Will your birds be angry with you for leaving? I have specialized in parrot behavior for more than 15 years but still cannot tell you what a parrot is thinking. I do know that some parrots appear to go through something like a “punishment period” when owners return from a trip, but I have never heard of this behavior lasting more than a day or two. With birds that seem to hold grudges, owners should watch the body language and be careful not to force interactions until a bird has settled down.
From my experience of boarding parrots in my home for more than a decade, I doubt your birds will be traumatized. Parrots are adaptable creatures that do adjust to change, despite all the old-wives tales to the contrary. If they were not flexible, they would not survive in the wild.
In my experience, inflexibility has more to do with how an animal is socialized rather than its inborn nature. Owners who try to protect their birds from change inadvertently make them more vulnerable. Change, after all, happens. Owners who socialize their birds to other people, take them places and let them have slumber parties with trusted friends end up with parrots that adapt easily to changes in their routine.
In the years I boarded birds, no bird stayed upset in my home, started plucking for the first time, or even lost an appreciable amount of weight. I don’t believe they suffered while staying with me.
My boarders often adapted better than some owners did, though. Many clients phoned repeatedly during their trip, obviously worrying profusely about their birds. They often confessed on their return that they were initially hurt by the realization that instead of their birds pining away during their absence, the birds played, flapped, screamed, ate and had a great time!

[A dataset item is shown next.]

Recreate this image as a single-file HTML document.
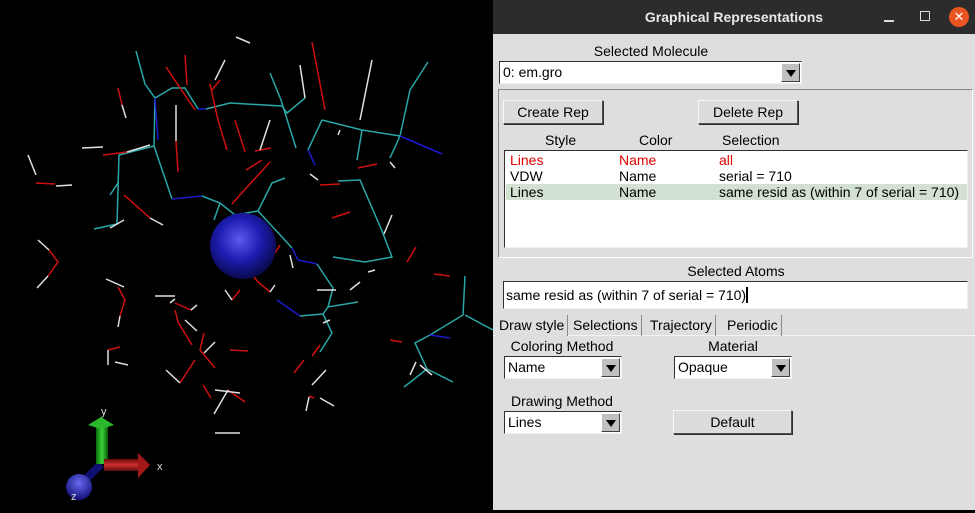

Business trips are often a fact of life, and according to experts, vacations are necessary for emotional health. If you allow your parrots to tie you down with guilt, the odds are good that you could end up resenting them, and this is not conducive to a long and happy life together. I disagree with those who believe your life must revolve around your parrot for you to be a “good owner.” Parrots are long-lived creatures, and we want to enjoy them over the long haul. To do this, you need to have a life, too.